„Nederland blijft langdurig in Afghanistan"
Nederland zal de komende twee tot drie jaar zeker actief blijven in Afghanistan om de regering te steunen in de strijd tegen terrorisme, tegen armoede en voor de opbouw van de democratie. Dat heeft minister Van Ardenne (Ontwikkelingssamenwerking) zondag toegezegd in gesprekken met de Afghaanse regering. Van Ardenne maakt deze week een reis door Afghanistan en Pakistan.
De minister sprak zondag in Kabul onder meer met minister Abdullah van Buitenlandse Zaken. Volgens Van Ardenne is de toestand in Afghanistan nog altijd zorgelijk. Ongeveer 80 procent van de vrouwen is analfabeet, een op de vijf kinderen sterft voor de eerste verjaardag.
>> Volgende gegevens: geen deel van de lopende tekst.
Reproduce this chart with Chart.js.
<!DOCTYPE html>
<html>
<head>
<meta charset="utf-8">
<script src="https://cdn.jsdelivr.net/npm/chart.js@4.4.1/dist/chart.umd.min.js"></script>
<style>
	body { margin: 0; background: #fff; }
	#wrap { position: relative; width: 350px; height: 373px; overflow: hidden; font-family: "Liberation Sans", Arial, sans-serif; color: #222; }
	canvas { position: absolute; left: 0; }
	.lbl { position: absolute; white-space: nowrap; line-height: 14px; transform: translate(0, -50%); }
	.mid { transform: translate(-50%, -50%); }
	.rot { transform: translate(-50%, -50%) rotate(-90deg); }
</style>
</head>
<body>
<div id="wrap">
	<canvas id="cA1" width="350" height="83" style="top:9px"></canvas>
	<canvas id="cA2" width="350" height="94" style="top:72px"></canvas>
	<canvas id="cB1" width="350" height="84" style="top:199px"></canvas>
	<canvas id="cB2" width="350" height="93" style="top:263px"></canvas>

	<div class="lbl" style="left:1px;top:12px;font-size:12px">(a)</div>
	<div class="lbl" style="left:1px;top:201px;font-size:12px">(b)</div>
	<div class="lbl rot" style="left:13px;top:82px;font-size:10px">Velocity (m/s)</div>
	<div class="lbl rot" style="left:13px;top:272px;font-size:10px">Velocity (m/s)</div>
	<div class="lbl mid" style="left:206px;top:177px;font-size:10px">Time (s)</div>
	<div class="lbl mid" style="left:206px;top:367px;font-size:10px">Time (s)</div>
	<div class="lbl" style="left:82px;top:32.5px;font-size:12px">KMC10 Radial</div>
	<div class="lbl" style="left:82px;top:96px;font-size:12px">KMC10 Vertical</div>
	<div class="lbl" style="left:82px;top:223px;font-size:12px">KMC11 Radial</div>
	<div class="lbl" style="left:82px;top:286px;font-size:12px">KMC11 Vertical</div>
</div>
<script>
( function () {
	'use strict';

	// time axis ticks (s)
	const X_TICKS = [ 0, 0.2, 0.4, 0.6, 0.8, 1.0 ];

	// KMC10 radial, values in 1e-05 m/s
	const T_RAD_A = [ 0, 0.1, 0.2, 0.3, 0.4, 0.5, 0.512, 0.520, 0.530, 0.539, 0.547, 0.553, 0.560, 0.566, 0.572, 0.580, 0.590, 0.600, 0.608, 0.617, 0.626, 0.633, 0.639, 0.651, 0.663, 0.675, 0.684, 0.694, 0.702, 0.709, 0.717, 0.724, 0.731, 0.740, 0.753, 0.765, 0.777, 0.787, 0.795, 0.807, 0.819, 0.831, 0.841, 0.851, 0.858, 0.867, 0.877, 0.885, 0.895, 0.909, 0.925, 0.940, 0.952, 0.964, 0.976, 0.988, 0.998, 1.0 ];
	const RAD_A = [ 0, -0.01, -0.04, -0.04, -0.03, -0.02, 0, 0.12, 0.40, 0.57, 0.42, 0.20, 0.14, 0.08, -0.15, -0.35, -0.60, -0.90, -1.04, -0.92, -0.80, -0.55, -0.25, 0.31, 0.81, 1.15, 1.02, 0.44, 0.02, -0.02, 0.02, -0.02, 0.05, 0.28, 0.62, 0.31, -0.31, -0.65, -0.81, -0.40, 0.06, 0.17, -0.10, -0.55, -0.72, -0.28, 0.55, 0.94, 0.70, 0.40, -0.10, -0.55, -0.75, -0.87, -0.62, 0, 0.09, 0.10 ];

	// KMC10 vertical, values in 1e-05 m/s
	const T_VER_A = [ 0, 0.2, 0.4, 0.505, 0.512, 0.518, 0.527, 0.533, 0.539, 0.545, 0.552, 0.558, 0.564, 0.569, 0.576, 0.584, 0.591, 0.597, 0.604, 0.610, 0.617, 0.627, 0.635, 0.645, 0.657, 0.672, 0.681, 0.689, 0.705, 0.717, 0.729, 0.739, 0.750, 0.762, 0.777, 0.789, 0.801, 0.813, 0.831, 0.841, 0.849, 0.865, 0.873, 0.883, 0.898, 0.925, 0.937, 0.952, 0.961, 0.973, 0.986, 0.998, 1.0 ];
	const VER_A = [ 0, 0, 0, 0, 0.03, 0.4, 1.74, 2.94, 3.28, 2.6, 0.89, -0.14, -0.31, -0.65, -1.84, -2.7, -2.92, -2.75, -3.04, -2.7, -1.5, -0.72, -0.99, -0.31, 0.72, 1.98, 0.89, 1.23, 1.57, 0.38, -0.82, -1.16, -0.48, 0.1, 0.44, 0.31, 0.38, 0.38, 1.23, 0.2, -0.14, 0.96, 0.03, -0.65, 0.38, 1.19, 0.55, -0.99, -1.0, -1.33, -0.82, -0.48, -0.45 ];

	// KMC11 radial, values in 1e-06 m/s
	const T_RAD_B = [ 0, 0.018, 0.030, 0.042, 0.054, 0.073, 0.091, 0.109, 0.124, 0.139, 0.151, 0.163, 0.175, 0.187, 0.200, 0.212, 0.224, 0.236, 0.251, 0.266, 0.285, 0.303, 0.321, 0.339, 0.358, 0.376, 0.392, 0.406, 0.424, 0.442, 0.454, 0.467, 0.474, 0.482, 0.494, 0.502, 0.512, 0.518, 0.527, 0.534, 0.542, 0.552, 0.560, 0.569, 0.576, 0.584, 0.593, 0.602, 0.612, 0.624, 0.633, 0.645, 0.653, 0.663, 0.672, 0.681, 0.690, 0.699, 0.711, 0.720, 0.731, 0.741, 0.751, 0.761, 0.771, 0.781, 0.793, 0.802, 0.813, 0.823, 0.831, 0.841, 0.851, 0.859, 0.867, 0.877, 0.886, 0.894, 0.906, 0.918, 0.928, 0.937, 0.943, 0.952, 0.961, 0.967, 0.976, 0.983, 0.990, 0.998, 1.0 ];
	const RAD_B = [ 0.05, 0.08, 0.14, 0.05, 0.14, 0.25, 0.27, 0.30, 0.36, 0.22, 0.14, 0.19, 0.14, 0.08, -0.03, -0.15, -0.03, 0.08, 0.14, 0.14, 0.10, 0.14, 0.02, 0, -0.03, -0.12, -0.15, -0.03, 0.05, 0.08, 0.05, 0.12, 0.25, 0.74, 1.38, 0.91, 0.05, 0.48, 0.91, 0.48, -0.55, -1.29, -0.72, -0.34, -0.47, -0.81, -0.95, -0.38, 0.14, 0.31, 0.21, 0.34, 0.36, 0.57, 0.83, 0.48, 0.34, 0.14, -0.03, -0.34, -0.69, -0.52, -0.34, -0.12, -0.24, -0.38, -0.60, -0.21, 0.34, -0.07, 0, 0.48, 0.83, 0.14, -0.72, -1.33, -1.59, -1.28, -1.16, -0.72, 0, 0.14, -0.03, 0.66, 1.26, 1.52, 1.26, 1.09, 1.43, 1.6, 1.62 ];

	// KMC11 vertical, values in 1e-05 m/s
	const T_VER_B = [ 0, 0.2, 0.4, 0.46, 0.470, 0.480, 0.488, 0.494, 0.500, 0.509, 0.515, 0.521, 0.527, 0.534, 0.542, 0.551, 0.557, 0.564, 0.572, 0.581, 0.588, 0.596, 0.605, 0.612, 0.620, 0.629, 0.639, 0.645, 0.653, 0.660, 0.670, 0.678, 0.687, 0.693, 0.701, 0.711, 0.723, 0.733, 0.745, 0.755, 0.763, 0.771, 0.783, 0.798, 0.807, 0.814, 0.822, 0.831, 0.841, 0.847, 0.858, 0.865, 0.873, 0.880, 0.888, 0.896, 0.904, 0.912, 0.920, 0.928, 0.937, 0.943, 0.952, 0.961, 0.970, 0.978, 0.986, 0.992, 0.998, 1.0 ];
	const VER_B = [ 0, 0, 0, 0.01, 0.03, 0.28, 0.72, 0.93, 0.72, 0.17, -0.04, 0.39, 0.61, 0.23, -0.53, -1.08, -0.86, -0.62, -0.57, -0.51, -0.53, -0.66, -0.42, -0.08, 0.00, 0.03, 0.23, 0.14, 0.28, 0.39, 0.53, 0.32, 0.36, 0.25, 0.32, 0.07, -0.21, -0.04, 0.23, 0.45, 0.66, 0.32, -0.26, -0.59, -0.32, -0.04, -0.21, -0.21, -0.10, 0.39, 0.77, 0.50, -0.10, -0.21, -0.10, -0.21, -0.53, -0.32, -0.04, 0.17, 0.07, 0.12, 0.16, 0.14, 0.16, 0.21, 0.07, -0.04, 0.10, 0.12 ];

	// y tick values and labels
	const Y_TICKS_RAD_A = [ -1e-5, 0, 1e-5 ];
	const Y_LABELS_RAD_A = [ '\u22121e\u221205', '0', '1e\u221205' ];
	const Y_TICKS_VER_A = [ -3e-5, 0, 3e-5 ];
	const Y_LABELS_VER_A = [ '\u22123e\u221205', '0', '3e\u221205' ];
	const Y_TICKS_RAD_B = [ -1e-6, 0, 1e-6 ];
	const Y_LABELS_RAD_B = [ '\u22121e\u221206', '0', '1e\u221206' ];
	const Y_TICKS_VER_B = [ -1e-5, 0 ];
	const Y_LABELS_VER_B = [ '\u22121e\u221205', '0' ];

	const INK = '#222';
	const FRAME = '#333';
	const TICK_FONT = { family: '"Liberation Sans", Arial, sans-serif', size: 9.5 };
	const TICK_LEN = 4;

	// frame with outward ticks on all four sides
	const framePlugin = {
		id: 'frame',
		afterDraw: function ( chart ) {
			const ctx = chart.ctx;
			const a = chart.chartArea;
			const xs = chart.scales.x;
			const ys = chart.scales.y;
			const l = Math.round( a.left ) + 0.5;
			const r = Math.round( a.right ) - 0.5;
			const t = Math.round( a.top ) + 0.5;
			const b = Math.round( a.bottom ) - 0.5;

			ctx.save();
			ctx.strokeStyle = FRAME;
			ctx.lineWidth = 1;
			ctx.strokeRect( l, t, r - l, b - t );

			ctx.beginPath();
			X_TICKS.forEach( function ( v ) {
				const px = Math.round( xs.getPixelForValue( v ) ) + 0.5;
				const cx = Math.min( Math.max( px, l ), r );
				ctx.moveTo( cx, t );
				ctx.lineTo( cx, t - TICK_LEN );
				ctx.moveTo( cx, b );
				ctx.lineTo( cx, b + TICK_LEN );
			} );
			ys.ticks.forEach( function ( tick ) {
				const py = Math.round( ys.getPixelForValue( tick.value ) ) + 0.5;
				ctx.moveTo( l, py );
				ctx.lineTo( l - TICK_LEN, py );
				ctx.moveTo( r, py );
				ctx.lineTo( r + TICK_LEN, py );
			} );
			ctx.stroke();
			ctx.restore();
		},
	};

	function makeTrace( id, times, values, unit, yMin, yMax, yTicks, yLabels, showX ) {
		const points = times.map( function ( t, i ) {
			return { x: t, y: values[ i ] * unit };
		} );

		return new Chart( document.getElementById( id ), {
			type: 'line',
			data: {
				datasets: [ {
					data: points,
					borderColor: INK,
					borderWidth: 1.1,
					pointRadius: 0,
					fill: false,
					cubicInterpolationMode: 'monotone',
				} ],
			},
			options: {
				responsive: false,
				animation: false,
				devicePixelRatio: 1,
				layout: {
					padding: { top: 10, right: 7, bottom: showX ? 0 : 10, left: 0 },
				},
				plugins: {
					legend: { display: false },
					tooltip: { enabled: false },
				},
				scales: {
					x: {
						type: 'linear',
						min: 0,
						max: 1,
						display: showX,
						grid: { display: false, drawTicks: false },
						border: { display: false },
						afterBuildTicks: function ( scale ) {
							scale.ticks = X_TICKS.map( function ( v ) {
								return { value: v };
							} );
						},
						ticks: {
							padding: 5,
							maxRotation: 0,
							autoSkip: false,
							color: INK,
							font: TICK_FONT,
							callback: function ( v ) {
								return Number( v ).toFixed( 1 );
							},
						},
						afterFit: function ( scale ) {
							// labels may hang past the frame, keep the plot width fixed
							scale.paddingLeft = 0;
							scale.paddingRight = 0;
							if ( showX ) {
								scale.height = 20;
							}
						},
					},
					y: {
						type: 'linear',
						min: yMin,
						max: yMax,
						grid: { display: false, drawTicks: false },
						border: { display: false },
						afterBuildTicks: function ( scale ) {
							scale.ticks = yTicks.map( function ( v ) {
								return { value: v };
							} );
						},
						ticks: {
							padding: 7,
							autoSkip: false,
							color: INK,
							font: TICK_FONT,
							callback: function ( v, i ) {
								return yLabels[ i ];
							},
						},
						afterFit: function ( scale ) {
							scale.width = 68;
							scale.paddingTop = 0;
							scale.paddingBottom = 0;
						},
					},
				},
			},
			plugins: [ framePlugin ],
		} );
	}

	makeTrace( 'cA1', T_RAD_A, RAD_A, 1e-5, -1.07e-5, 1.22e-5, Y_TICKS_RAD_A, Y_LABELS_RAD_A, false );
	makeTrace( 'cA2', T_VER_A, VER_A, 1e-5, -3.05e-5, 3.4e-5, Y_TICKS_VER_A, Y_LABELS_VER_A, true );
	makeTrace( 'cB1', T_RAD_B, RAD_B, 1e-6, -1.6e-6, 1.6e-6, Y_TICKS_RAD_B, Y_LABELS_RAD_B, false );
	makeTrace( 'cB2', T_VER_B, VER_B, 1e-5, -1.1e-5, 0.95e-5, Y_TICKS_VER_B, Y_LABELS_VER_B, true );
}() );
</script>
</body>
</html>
Bovendien is er nog veel geweld en straffeloosheid, en is de productie van papaver (grondstof voor heroïne) explosief gegroeid tot niveaus die hoger liggen dan ten tijde van het Taliban–regime.
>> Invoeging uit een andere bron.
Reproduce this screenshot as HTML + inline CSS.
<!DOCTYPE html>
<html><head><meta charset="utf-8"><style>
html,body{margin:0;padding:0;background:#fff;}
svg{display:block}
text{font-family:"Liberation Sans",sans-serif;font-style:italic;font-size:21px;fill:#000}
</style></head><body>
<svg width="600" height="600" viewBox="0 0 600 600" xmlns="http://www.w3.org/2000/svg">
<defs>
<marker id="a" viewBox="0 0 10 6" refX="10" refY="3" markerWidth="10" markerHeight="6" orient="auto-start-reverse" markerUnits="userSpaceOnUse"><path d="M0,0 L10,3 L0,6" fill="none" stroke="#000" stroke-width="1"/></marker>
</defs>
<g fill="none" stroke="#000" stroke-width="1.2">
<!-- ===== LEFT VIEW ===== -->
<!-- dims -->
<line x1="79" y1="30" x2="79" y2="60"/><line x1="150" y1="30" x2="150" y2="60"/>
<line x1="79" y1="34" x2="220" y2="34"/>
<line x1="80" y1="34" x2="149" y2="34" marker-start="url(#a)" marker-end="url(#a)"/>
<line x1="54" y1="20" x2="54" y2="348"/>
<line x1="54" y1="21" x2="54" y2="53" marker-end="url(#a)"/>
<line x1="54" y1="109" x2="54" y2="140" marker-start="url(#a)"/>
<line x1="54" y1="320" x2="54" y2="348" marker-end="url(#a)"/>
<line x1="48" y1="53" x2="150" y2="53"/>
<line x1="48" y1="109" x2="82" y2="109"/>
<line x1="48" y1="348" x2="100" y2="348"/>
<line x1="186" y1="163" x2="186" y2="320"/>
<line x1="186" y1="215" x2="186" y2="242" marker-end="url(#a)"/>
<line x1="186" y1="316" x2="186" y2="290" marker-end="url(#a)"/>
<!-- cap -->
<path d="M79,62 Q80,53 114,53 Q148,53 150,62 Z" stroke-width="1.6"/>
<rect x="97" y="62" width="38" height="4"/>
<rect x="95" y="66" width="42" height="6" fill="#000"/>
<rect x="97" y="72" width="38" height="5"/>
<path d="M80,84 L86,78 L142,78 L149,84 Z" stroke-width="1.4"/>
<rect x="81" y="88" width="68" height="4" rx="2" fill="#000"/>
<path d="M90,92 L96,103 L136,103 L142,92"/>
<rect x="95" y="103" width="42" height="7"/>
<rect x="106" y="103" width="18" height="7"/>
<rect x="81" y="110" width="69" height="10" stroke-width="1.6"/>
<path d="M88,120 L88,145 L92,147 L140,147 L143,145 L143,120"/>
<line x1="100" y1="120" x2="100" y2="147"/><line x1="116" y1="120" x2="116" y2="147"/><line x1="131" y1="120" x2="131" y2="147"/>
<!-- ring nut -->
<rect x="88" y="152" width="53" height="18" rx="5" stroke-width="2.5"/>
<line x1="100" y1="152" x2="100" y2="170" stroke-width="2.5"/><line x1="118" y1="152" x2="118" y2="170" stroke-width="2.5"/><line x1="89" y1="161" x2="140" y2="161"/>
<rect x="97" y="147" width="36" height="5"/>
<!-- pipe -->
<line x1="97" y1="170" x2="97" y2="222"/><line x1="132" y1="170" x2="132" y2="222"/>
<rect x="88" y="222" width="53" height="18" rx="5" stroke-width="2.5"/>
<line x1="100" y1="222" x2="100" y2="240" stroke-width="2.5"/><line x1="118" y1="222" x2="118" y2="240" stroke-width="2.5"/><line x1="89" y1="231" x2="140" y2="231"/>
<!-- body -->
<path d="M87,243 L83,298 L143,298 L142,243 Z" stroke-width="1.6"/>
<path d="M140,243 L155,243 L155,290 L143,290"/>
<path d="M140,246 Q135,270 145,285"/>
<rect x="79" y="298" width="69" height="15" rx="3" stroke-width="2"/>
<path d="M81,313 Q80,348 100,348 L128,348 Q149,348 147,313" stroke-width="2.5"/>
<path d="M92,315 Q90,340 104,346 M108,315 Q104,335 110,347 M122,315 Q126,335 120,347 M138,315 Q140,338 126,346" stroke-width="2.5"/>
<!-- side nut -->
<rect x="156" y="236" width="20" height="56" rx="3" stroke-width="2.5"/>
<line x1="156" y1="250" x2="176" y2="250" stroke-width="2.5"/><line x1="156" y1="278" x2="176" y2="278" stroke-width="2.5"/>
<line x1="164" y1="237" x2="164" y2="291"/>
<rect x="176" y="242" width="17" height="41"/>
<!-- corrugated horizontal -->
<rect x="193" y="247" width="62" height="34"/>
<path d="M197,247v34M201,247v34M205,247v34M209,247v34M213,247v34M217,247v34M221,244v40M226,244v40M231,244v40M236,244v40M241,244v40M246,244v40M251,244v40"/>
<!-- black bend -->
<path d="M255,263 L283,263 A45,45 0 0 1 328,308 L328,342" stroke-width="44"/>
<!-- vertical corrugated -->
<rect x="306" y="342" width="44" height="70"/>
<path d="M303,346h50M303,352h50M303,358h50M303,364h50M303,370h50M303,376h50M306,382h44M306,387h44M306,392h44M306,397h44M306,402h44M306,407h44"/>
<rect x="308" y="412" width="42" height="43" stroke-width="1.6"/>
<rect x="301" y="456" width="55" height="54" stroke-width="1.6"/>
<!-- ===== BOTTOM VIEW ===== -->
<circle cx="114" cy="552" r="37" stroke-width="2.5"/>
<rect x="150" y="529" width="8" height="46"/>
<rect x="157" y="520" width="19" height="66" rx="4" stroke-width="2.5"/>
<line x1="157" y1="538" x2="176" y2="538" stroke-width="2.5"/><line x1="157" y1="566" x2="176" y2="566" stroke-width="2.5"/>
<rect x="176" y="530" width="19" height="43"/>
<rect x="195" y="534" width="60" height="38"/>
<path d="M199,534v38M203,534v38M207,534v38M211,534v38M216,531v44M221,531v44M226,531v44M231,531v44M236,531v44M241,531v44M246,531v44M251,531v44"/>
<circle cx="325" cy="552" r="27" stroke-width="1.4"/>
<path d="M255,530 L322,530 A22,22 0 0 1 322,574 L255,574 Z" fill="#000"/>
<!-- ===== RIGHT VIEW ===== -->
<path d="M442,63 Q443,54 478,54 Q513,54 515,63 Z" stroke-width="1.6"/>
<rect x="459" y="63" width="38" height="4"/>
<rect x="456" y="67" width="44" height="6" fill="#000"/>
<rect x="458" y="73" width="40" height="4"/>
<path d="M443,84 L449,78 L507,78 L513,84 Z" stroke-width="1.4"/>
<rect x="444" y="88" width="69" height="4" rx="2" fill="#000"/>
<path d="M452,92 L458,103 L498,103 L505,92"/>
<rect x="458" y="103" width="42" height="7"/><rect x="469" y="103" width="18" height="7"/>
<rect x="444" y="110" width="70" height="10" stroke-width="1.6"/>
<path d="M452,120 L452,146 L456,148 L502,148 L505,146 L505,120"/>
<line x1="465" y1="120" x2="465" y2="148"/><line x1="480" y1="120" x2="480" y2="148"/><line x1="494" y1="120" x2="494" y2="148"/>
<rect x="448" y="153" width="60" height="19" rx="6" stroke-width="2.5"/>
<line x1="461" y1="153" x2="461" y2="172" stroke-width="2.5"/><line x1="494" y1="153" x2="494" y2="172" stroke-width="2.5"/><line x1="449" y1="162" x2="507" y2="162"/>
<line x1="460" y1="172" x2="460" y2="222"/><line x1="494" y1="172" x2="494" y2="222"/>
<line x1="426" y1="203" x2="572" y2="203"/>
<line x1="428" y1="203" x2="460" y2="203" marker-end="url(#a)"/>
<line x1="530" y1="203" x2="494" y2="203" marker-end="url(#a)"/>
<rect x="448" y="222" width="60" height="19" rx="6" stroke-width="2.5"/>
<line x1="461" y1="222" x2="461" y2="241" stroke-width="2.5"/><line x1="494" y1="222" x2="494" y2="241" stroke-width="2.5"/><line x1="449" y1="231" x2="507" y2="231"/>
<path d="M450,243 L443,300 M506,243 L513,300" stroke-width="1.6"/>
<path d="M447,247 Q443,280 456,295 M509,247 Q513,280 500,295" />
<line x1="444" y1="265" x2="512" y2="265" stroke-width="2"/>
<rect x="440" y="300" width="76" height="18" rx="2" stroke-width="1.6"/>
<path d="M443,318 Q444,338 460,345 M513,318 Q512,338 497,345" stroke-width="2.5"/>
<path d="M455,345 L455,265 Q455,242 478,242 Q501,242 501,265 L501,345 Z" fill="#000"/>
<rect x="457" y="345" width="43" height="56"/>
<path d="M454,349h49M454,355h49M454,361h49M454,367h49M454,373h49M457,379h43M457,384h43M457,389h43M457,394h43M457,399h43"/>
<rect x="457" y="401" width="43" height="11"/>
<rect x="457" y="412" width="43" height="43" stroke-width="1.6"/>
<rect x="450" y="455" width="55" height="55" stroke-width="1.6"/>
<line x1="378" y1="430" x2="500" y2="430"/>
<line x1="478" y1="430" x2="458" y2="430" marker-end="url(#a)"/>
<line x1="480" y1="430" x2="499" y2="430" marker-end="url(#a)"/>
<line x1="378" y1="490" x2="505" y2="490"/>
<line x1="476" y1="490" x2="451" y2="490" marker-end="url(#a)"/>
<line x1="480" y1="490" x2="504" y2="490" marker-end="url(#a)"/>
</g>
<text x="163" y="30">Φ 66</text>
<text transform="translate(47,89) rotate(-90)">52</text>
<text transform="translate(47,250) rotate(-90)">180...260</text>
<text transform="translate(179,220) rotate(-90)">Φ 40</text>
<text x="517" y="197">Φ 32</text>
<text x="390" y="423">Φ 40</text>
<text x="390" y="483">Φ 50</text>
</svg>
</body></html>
Voor Van Ardenne is in de Nederlandse bijdrage de combinatie van ontwikkelingshulp -Nederland gaf vorig jaar 52 miljoen euro aan Afghanistan) en de bijdrage met Nederlandse militairen aan de veiligheid in het land cruciaal. De minister spreekt maandag nog met de Afghaanse president Karzai.
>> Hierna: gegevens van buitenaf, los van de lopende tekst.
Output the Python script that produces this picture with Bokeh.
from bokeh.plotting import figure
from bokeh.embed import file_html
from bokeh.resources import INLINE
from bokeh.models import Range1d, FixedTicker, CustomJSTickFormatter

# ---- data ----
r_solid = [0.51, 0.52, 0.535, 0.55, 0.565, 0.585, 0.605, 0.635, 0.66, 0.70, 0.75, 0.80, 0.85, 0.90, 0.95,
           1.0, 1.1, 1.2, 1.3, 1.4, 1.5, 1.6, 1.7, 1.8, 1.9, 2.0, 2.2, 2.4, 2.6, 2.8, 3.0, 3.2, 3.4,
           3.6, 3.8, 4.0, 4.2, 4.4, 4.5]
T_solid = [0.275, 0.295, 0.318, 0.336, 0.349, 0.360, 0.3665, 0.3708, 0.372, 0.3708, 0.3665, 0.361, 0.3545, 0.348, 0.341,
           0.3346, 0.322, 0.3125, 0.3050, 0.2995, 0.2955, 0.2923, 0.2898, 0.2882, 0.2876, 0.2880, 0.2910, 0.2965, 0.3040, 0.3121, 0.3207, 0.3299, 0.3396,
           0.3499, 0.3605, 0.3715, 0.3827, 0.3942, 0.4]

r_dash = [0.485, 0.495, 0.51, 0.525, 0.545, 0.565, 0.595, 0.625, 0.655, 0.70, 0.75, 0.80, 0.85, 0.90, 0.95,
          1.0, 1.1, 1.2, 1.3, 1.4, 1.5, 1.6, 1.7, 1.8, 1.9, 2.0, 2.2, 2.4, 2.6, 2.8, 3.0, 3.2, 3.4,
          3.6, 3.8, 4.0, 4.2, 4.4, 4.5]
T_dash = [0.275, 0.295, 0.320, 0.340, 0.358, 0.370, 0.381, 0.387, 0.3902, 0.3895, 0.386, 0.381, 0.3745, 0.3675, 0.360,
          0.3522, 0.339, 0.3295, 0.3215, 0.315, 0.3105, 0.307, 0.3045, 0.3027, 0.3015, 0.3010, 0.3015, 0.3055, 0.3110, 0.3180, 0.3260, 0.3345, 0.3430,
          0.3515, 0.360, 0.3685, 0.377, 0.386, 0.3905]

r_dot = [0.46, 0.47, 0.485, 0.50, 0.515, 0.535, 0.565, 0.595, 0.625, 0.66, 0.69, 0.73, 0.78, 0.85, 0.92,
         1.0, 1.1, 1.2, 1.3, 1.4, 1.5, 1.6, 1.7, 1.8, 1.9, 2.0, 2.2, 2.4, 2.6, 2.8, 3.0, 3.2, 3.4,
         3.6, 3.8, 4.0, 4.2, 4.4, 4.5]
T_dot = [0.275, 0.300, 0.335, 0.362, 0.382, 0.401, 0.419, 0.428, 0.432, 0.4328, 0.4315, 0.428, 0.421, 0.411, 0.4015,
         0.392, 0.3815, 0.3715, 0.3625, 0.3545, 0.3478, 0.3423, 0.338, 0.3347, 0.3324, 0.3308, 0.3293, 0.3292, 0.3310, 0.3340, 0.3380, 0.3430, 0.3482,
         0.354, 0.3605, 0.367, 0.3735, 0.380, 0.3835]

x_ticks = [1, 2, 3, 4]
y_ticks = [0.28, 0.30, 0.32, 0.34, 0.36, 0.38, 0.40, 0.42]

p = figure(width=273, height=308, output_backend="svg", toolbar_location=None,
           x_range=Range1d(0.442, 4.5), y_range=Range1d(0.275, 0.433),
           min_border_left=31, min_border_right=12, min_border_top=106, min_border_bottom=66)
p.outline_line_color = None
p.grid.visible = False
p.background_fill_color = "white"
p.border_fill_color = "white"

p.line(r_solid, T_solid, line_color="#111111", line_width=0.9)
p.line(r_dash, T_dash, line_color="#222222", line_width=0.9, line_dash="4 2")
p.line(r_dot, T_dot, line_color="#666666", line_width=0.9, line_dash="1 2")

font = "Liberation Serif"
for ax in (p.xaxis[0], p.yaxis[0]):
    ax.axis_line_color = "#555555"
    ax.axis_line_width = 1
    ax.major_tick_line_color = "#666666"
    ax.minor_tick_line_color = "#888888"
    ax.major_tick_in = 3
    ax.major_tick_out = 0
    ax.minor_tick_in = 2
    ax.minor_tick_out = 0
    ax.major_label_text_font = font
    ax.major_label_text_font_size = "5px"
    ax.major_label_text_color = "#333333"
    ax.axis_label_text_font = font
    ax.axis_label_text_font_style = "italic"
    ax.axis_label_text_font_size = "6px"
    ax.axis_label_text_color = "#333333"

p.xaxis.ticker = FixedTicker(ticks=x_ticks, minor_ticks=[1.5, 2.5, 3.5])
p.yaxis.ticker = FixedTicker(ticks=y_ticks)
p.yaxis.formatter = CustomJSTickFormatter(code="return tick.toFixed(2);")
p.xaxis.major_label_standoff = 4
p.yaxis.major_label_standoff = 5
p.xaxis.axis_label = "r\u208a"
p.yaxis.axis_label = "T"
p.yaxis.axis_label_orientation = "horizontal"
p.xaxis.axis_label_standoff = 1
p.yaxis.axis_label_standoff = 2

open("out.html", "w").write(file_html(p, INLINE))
Op dit moment zijn al ruim driehonderd Nederlandse militairen in Afghanistan actief. Eind deze maand worden de Apache–helikopters die deelnemen aan de veiligheidsmacht ISAF afgelost door F16–gevechtsvliegtuigen. Nederland heeft ongeveer 130 militairen die in het noorden van het land een provinciaal reconstructieteam bemannen. Ook zit een aantal militairen op het hoofdkwartier van ISAF.
Binnenkort komen daar 165 commando’s en mariniers en 85 man luchtmachtpersoneel (met vier transporthelikopters bij. Zij zullen deelnemen aan de missie Enduring Freedom, de door Amerikanen geleide jacht op terroristen van Al Qaeda en aanhangers van het voormalige Taliban–regime.